# Exercise details:
The line holding "220.7, 216.5, 214.6]" is the last one to output; start at the first line of the data, keep every line in between exactly, and leave out pictures.

* start Provided material *

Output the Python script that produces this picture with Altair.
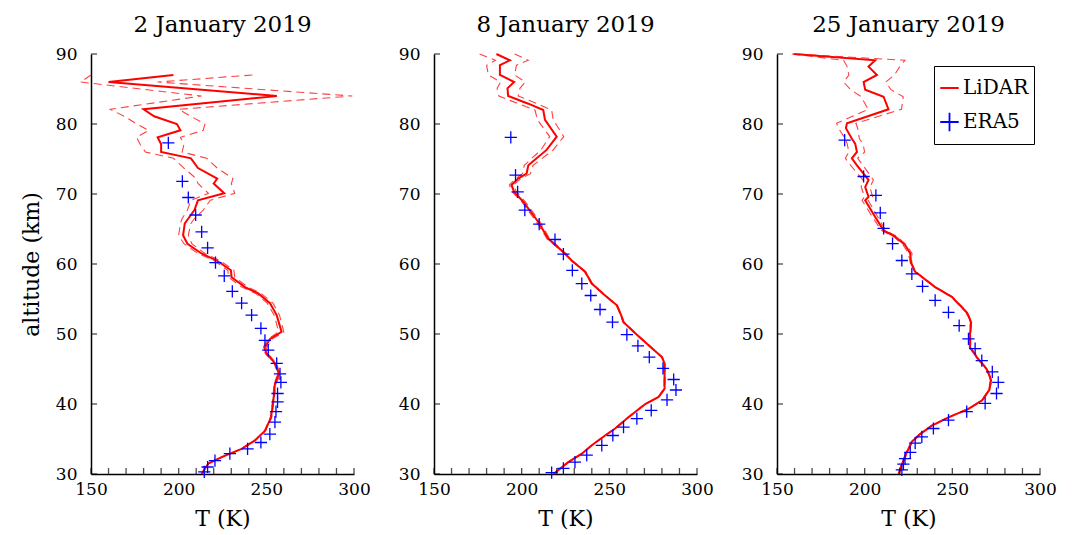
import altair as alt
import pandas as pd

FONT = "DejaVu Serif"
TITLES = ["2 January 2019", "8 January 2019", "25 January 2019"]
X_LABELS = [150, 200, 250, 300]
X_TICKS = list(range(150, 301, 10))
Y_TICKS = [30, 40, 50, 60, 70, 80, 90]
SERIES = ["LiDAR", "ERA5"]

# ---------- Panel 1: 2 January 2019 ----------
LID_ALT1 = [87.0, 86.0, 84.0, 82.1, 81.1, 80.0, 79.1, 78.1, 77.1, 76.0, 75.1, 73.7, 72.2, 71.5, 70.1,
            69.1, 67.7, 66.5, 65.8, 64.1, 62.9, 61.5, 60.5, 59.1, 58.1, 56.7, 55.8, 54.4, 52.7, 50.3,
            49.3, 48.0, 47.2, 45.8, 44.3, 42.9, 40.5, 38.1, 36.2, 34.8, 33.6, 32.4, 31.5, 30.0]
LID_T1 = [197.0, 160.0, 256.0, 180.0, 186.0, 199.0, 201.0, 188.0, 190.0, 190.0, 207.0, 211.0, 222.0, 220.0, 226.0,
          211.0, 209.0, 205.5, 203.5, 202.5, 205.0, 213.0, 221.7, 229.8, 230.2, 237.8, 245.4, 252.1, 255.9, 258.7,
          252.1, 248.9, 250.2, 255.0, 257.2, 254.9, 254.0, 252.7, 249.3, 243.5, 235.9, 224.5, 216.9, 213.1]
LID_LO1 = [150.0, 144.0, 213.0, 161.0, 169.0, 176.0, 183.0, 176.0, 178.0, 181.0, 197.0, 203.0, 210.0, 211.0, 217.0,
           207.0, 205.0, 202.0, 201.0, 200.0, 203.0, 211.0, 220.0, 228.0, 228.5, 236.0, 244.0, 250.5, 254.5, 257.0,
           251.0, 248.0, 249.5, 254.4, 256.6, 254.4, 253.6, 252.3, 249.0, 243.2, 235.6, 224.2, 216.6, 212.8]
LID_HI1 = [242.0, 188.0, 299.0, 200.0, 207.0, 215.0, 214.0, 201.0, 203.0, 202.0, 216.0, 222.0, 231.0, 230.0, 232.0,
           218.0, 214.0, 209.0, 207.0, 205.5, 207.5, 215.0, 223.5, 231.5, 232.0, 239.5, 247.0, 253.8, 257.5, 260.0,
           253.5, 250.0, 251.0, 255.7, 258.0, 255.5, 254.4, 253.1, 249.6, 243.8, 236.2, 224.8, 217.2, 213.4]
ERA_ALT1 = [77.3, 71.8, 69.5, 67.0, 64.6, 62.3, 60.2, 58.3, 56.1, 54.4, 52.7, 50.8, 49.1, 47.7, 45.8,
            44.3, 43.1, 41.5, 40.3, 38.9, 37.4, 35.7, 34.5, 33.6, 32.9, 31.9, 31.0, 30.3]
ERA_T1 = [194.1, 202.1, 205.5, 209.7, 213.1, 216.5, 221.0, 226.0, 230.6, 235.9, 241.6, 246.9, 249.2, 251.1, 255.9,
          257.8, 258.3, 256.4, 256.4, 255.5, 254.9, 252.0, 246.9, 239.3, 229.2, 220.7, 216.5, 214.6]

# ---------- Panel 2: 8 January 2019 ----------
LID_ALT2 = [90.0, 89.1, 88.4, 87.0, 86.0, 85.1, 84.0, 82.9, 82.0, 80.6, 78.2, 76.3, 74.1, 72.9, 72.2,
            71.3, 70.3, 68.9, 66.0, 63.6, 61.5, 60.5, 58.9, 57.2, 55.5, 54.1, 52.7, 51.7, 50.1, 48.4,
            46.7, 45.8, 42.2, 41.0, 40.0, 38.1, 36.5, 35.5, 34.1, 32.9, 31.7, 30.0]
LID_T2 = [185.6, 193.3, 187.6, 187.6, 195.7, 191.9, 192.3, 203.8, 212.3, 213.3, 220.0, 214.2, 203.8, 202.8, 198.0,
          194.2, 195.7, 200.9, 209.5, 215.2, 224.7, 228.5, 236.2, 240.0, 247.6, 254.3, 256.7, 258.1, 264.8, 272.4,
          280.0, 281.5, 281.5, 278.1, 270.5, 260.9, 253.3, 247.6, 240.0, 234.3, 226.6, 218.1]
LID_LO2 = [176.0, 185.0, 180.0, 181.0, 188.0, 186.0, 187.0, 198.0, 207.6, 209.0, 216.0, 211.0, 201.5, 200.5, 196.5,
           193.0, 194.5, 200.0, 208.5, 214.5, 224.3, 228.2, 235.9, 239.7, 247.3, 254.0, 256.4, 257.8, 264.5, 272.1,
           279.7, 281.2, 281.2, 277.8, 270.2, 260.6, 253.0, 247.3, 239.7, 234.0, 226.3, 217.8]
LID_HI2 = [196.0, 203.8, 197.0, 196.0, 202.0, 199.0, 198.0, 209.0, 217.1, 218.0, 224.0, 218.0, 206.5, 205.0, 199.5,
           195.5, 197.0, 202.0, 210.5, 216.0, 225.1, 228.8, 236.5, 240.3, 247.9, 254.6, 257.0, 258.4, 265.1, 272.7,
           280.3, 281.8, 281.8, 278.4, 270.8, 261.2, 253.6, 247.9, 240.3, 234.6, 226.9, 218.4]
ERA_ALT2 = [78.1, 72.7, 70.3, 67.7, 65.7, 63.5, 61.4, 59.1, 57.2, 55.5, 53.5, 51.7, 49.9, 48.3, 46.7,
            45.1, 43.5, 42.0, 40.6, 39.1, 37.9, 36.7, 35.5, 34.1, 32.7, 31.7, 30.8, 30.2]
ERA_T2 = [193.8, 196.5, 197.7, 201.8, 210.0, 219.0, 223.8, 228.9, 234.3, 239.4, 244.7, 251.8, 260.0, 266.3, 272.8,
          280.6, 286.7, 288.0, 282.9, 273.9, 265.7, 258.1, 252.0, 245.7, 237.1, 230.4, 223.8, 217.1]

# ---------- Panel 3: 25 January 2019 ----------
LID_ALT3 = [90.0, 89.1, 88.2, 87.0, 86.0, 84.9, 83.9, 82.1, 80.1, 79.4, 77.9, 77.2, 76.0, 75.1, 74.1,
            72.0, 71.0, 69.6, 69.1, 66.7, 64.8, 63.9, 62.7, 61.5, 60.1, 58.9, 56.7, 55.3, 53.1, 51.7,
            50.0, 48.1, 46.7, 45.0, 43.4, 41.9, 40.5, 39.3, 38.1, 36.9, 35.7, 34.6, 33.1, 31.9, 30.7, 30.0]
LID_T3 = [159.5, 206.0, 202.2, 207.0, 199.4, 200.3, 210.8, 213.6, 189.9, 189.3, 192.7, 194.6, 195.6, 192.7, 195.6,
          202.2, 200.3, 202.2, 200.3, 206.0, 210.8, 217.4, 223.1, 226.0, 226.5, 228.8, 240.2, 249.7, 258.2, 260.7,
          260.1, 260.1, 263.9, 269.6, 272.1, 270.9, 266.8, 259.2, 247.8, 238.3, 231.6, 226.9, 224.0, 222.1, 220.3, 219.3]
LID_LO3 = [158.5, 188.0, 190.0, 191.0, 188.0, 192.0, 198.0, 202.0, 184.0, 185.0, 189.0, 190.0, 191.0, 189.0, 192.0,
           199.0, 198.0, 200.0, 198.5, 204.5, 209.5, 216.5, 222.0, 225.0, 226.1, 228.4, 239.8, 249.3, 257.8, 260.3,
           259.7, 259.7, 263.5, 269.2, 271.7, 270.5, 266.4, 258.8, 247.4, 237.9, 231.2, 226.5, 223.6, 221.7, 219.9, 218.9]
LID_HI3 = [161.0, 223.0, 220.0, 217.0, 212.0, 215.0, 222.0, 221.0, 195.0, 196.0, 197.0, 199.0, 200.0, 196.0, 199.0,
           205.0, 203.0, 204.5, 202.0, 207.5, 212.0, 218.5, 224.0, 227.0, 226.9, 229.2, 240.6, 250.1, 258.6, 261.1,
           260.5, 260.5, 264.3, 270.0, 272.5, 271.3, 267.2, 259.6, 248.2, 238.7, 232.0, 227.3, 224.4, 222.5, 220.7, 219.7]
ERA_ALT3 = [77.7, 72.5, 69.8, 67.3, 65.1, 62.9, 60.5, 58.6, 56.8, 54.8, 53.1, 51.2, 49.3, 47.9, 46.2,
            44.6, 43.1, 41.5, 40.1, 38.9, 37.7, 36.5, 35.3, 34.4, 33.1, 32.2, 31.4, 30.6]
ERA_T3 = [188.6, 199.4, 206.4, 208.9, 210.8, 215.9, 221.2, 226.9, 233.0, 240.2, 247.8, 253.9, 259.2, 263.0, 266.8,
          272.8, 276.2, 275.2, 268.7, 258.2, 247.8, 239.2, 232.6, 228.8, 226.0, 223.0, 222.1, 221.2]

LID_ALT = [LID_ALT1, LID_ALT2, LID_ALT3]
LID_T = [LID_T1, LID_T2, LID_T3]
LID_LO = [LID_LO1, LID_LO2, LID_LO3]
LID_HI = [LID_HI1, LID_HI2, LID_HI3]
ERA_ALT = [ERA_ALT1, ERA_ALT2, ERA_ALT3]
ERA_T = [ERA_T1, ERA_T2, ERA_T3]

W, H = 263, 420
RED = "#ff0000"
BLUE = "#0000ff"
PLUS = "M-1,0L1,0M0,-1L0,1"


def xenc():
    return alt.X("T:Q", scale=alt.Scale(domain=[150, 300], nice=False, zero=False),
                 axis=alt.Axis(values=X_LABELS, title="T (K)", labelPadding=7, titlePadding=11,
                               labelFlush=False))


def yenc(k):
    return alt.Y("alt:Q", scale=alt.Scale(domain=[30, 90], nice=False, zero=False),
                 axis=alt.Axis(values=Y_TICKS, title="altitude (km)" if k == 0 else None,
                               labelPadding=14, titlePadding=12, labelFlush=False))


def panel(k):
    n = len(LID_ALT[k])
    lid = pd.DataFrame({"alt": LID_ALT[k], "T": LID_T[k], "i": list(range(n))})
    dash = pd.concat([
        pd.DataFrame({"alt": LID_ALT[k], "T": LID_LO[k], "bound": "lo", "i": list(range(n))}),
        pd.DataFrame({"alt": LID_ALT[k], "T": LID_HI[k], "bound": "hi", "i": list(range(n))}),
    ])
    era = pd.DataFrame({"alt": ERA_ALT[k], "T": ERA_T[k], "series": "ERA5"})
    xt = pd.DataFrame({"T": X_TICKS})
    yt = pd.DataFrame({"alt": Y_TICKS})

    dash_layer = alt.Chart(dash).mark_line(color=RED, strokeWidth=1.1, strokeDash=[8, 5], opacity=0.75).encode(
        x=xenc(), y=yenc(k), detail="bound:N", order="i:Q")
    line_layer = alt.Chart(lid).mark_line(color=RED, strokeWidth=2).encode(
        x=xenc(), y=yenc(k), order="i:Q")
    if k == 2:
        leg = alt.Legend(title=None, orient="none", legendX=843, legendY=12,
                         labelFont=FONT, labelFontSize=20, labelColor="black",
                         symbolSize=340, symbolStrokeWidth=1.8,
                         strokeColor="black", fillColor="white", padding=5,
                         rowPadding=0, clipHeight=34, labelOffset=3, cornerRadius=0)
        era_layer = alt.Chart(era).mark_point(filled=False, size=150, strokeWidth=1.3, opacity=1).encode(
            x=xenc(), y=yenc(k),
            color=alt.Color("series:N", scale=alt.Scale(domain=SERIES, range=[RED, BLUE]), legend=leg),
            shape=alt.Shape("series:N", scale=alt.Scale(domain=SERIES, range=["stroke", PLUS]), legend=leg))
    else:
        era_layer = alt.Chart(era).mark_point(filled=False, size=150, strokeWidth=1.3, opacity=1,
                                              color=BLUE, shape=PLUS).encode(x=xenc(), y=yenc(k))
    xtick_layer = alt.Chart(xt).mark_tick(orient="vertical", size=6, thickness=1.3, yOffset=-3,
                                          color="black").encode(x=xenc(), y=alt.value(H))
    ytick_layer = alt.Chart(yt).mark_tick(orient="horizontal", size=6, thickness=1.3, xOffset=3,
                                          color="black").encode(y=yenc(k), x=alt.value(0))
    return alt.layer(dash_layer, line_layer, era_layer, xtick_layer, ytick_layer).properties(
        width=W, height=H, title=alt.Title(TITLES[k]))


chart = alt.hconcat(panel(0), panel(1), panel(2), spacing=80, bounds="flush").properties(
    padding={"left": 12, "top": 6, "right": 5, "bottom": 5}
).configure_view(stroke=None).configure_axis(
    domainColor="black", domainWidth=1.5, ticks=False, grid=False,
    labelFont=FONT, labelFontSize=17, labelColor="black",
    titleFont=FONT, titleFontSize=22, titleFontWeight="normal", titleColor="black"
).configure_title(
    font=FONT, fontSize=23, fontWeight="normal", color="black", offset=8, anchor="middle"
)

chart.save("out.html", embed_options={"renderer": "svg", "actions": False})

* end Provided material *

# Full solution:
Output the Python script that produces this picture with Altair.
import altair as alt
import pandas as pd

FONT = "DejaVu Serif"
TITLES = ["2 January 2019", "8 January 2019", "25 January 2019"]
X_LABELS = [150, 200, 250, 300]
X_TICKS = list(range(150, 301, 10))
Y_TICKS = [30, 40, 50, 60, 70, 80, 90]
SERIES = ["LiDAR", "ERA5"]

# ---------- Panel 1: 2 January 2019 ----------
LID_ALT1 = [87.0, 86.0, 84.0, 82.1, 81.1, 80.0, 79.1, 78.1, 77.1, 76.0, 75.1, 73.7, 72.2, 71.5, 70.1,
            69.1, 67.7, 66.5, 65.8, 64.1, 62.9, 61.5, 60.5, 59.1, 58.1, 56.7, 55.8, 54.4, 52.7, 50.3,
            49.3, 48.0, 47.2, 45.8, 44.3, 42.9, 40.5, 38.1, 36.2, 34.8, 33.6, 32.4, 31.5, 30.0]
LID_T1 = [197.0, 160.0, 256.0, 180.0, 186.0, 199.0, 201.0, 188.0, 190.0, 190.0, 207.0, 211.0, 222.0, 220.0, 226.0,
          211.0, 209.0, 205.5, 203.5, 202.5, 205.0, 213.0, 221.7, 229.8, 230.2, 237.8, 245.4, 252.1, 255.9, 258.7,
          252.1, 248.9, 250.2, 255.0, 257.2, 254.9, 254.0, 252.7, 249.3, 243.5, 235.9, 224.5, 216.9, 213.1]
LID_LO1 = [150.0, 144.0, 213.0, 161.0, 169.0, 176.0, 183.0, 176.0, 178.0, 181.0, 197.0, 203.0, 210.0, 211.0, 217.0,
           207.0, 205.0, 202.0, 201.0, 200.0, 203.0, 211.0, 220.0, 228.0, 228.5, 236.0, 244.0, 250.5, 254.5, 257.0,
           251.0, 248.0, 249.5, 254.4, 256.6, 254.4, 253.6, 252.3, 249.0, 243.2, 235.6, 224.2, 216.6, 212.8]
LID_HI1 = [242.0, 188.0, 299.0, 200.0, 207.0, 215.0, 214.0, 201.0, 203.0, 202.0, 216.0, 222.0, 231.0, 230.0, 232.0,
           218.0, 214.0, 209.0, 207.0, 205.5, 207.5, 215.0, 223.5, 231.5, 232.0, 239.5, 247.0, 253.8, 257.5, 260.0,
           253.5, 250.0, 251.0, 255.7, 258.0, 255.5, 254.4, 253.1, 249.6, 243.8, 236.2, 224.8, 217.2, 213.4]
ERA_ALT1 = [77.3, 71.8, 69.5, 67.0, 64.6, 62.3, 60.2, 58.3, 56.1, 54.4, 52.7, 50.8, 49.1, 47.7, 45.8,
            44.3, 43.1, 41.5, 40.3, 38.9, 37.4, 35.7, 34.5, 33.6, 32.9, 31.9, 31.0, 30.3]
ERA_T1 = [194.1, 202.1, 205.5, 209.7, 213.1, 216.5, 221.0, 226.0, 230.6, 235.9, 241.6, 246.9, 249.2, 251.1, 255.9,
          257.8, 258.3, 256.4, 256.4, 255.5, 254.9, 252.0, 246.9, 239.3, 229.2, 220.7, 216.5, 214.6]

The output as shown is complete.